When 11 spot Bitcoin ETFs launched last month, not one of them had a bank as custodian for the underlying crypto. A big factor in this is the SEC’s Staff Accounting Bulletin (SAB) 121 relating to the custody of cryptocurrencies. It makes providing crypto custody services prohibitively expensive for banks. In late October 2023, the Government Accountability Office (GAO) ruled that SAB 121 should have been subject to Congressional review. Now lawmakers in both the House and the Senate have taken formal steps to reverse the rule.
The vast majority of Bitcoin ETF crypto is custodied by Coinbase. Many believe this is far too concentrated and not helpful for consumer protection. Custodial banks have far higher budgets to deal with cybersecurity. Consider if a bank held the Bitcoin in custody for the BlackRock spot Bitcoin ETF (iBIT), which has $2.85 billion in assets. A bank custodian would have to set aside $2.85 billion in capital. That’s clearly not viable.

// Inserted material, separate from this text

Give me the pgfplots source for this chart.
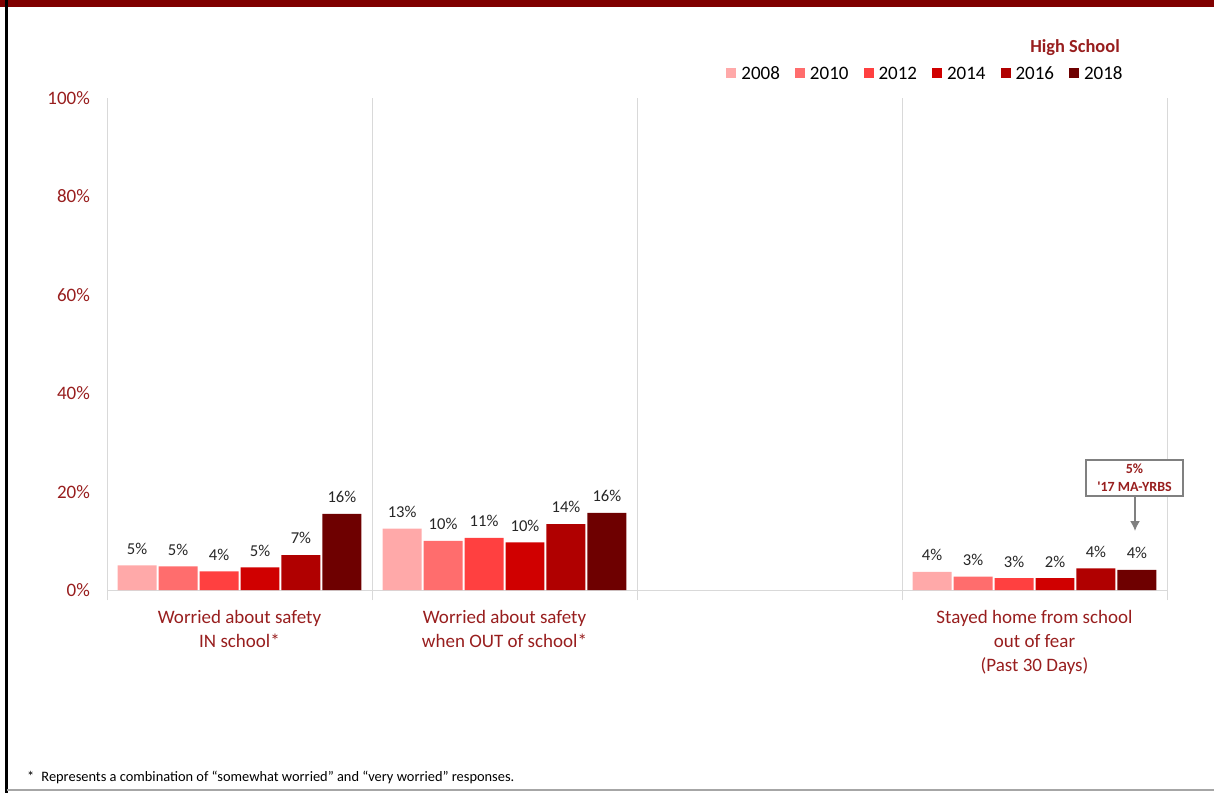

“SAB 121 has massive implications, and the SEC should have received feedback on it from the federal banking regulators and the public before implementing this legally binding directive,” said Senator Lummis. “I have serious concerns over the impact of this bulletin on consumer protection and ensuring well-regulated financial institutions are able to provide safe custody for Americans’ hard-earned financial assets.”